A weird creature. Not a Big Foot. Not a Tazmanian Devil. Not a mer-creature. And not, sadly, a black panther.
I nearly fulfilled my bucket list dream however. I might have seen a white one!?
As a storyteller and host of story shares I have heard quite a few accounts of black panthers in Britain. Several of them quite convincing too. I know I am convinced and it is a long-held wish to see such a sight.
It looks like I have got it wrong though, perhaps my readers can help identify the thing I saw.
I was watching the scenery go by as on a train near Malton. I had just thought to myself that in this bad weather I had not seen much wildlife. Then I thought, ah well, at least there is a dog walking along the riverbank.
But no, it wasn’t a dog.
It was bigger than an alsation but lower to the ground, about the girth of a small sheep. Its white legs were short and it seemed to swing its hips like a cat. the low hanging tail swayed and was wide as if it had been blow-dried, I think it curled up at the end.
My next thought was, ‘Polecat,’ but the size made me wonder, as did the cat-like walk.
It was probably less than ten seconds, but the movement, the size and the shape have stayed with me.
I have seen a white panther! (perhaps)
I dreamed this, so I created it, I hope it is funny and interesting, and doesn’t make too many people cross 🙂
And look at this!
No way. I am not using the bin! I left. I will go and wee somewhere else!
Unbag Bum Your Friend
Unbag bum your friend – Please. So many of you do not, and you should. So often you see a woman walking along with a handbag over her shoulder and her skirt has ridden up under the bag. (This usually only happens to the one cheek.)
There she is walking down the street showing half her knicker and there by her side is her friend, her friend who is not saying a thing!
This must change. Remember. Whenever this occurs Unbag Bum You Friend. A few quiet words will do the trick.
And don’t even get me started on people on busses!

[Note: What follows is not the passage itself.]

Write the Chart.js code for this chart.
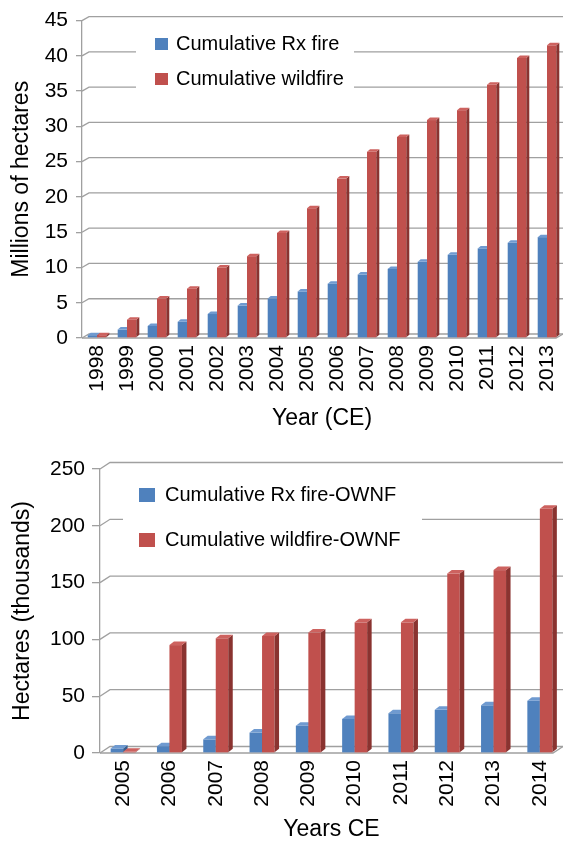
<!DOCTYPE html>
<html>
<head>
<meta charset="utf-8">
<script src="https://cdn.jsdelivr.net/npm/chart.js@4.4.1/dist/chart.umd.min.js"></script>
<style>
  body { margin: 0; background: #fff; }
  #top { position: absolute; left: 0; top: 0; width: 563px; height: 440px; }
  #bottom { position: absolute; left: 0; top: 440px; width: 563px; height: 405px; }
</style>
</head>
<body>
<div id="top"><canvas id="topChart"></canvas></div>
<div id="bottom"><canvas id="bottomChart"></canvas></div>
<script>
// panel 1 - all lands
const years1 = ["1998", "1999", "2000", "2001", "2002", "2003", "2004", "2005",
  "2006", "2007", "2008", "2009", "2010", "2011", "2012", "2013"];
const rxFire = [0.4, 1.2, 1.7, 2.3, 3.4, 4.6, 5.6, 6.6, 7.7, 9.0, 9.8, 10.8, 11.8, 12.7, 13.5, 14.3];
const wildfire = [0.4, 2.6, 5.6, 7.0, 10.0, 11.6, 14.9, 18.4, 22.6, 26.4, 28.5, 30.9, 32.3, 35.9, 39.7, 41.5];

// panel 2 - OWNF
const years2 = ["2005", "2006", "2007", "2008", "2009", "2010", "2011", "2012", "2013", "2014"];
const rxOwnf = [4, 6, 12, 18, 24, 30, 35, 38, 42, 46];
const wildOwnf = [1, 95, 101, 103, 106, 115, 115, 158, 161, 215];

const BLUE = { front: "#4f81bd", top: "#6f9ad0", side: "#395f8e" };
const RED = { front: "#c0504d", top: "#cd625f", side: "#8a3330" };
const FONT = "'Liberation Sans', Arial, sans-serif";

function poly(ctx, pts) {
  ctx.beginPath();
  ctx.moveTo(pts[0][0], pts[0][1]);
  for (let i = 1; i < pts.length; i++) ctx.lineTo(pts[i][0], pts[i][1]);
  ctx.closePath();
  ctx.fill();
}

function drawBar(ctx, b, c, dx, dy) {
  const x = b.x - b.width / 2, w = b.width, top = b.y, base = b.base;
  ctx.fillStyle = c.front;
  ctx.fillRect(x, top, w, base - top);
  ctx.fillStyle = c.side;
  poly(ctx, [[x + w, top], [x + w + dx, top - dy], [x + w + dx, base - dy], [x + w, base]]);
  ctx.fillStyle = c.top;
  poly(ctx, [[x, top], [x + w, top], [x + w + dx, top - dy], [x + dx, top - dy]]);
}

// back wall, floor, legend and 3d-ish bars
const fake3d = {
  id: "fake3d",
  beforeDatasetsDraw(chart, args, o) {
    const ctx = chart.ctx, a = chart.chartArea, y = chart.scales.y;
    ctx.save();
    ctx.strokeStyle = "#a0a0a0";
    ctx.lineWidth = 1.3;
    y.ticks.forEach(t => {
      const py = y.getPixelForValue(t.value);
      ctx.beginPath();
      ctx.moveTo(a.left, py);
      ctx.lineTo(a.left + o.wx, py - o.wy);
      ctx.lineTo(chart.width, py - o.wy);
      ctx.stroke();
    });
    const z = y.getPixelForValue(0);
    ctx.beginPath();
    ctx.moveTo(a.left, z);
    ctx.lineTo(chart.width - o.wx, z);
    ctx.lineTo(chart.width, z - o.wy);
    ctx.stroke();

    // legend
    const L = o.legend;
    ctx.fillStyle = "#fff";
    ctx.fillRect(L.x, L.y, L.w, L.h);
    ctx.font = "20px " + FONT;
    ctx.textBaseline = "middle";
    chart.data.datasets.forEach((ds, i) => {
      const cy = L.rows[i];
      ctx.fillStyle = ds.backgroundColor;
      ctx.fillRect(L.sx, cy - L.sh / 2, L.sw, L.sh);
      ctx.fillStyle = "#000";
      ctx.fillText(ds.label, L.tx, cy);
    });

    const m0 = chart.getDatasetMeta(0), m1 = chart.getDatasetMeta(1);
    m0.data.forEach((b, i) => {
      drawBar(ctx, b, BLUE, o.bx, o.by);
      drawBar(ctx, m1.data[i], RED, o.bx, o.by);
    });
    ctx.restore();
    return false;
  }
};

function makeChart(id, labels, s1, s2, names, cfg) {
  return new Chart(document.getElementById(id), {
    type: "bar",
    data: {
      labels: labels,
      datasets: [
        { label: names[0], data: s1, backgroundColor: BLUE.front },
        { label: names[1], data: s2, backgroundColor: RED.front }
      ]
    },
    plugins: [fake3d],
    options: {
      responsive: true,
      maintainAspectRatio: false,
      animation: false,
      datasets: { bar: { categoryPercentage: cfg.catPct, barPercentage: 1 } },
      layout: { padding: cfg.pad },
      scales: {
        x: {
          grid: { display: false, drawTicks: false },
          border: { display: false },
          ticks: { color: "#000", font: { family: FONT, size: 21 }, minRotation: 90, maxRotation: 90, padding: 7, autoSkip: false },
          title: { display: true, text: cfg.xTitle, color: "#000", font: { family: FONT, size: 23 }, padding: 0 },
          afterFit: s => { s.height = cfg.xH; s.paddingLeft = 0; s.paddingRight = 0; }
        },
        y: {
          min: 0, max: cfg.max,
          grid: { drawOnChartArea: false, color: "#a0a0a0", tickLength: cfg.tickLen, lineWidth: 1.3 },
          border: { color: "#a0a0a0", width: 1.3 },
          ticks: { stepSize: cfg.step, color: "#000", font: { family: FONT, size: 21 }, padding: cfg.tickPad },
          title: { display: true, text: cfg.yTitle, color: "#000", font: { family: FONT, size: 23 }, padding: 0 },
          afterFit: s => { s.width = cfg.yW; }
        }
      },
      plugins: {
        legend: { display: false },
        tooltip: { enabled: false },
        fake3d: cfg.fx
      }
    }
  });
}

makeChart("topChart", years1, rxFire, wildfire,
  ["Cumulative Rx fire", "Cumulative wildfire"], {
    catPct: 0.62, max: 45, step: 5, tickLen: 6, tickPad: 8,
    xTitle: "Year (CE)", yTitle: "Millions of hectares",
    pad: { top: 17, left: 8, right: 1, bottom: 8 }, xH: 94, yW: 74,
    fx: {
      wx: 7, wy: 4, bx: 3, by: 2.5,
      legend: { x: 136, y: 25, w: 218, h: 75, sx: 155, sw: 13, sh: 12, tx: 176, rows: [44, 79] }
    }
  });

makeChart("bottomChart", years2, rxOwnf, wildOwnf,
  ["Cumulative Rx fire-OWNF", "Cumulative wildfire-OWNF"], {
    catPct: 0.54, max: 250, step: 50, tickLen: 8, tickPad: 7,
    xTitle: "Years CE", yTitle: "Hectares (thousands)",
    pad: { top: 29, left: 9, right: 0, bottom: 2 }, xH: 90, yW: 91,
    fx: {
      wx: 10, wy: 6.5, bx: 4.5, by: 3.5,
      legend: { x: 123, y: 35, w: 299, h: 85, sx: 139, sw: 16, sh: 14, tx: 165, rows: [55, 100] }
    }
  });
</script>
</body>
</html>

Actual Fact: There are almost 11,000 different known species of birds on this planet but only half of them actually lay eggs.
Genuine Newspaper Headline: (Brighton Argos – August 2013) Council calls in counsellors to counsel councillors
Less True Headline: SUICIDAL TWIN KILLS SISTER BY MISTAKE.
Next Issue: Something more Christmassy
I might tell you about the gay guy thrown off the plane (it is actually a quite heartening story) and other travelling companions I have encountered.
A wonderful site covering all aspects of life as a present day Viking and a beautiful glimpse into the past. Here is a post from last year covering the Viking festivities of long ago. A fascinating read…
But no – I will add more – let’s make it a bit more Christmassy…..
Here’s a gift I was sent by Carol MacAllister (the writer based in Puerto Rico)
And here is my Christmas thought…
Here are a couple of my Christmas cards I received…
And if you think my cards are newsworthy, wait till you see my presents!
All wonderful, but there were highlights; like these from my daughter.
My daughter knows I love ice in everything, and she also knows I love to have a big bag of it in the freezer. So, why buy me ice trays? She has thought about how much I travel. So these are portable ice trays. They are for me to bring to you, so I can set up to have ice wherever I go. Get ready for a visit!
Now I know I am moving well away from being internationally newsworthy when I share the personal experience of a picture of one of my grand kids but it is Christmas…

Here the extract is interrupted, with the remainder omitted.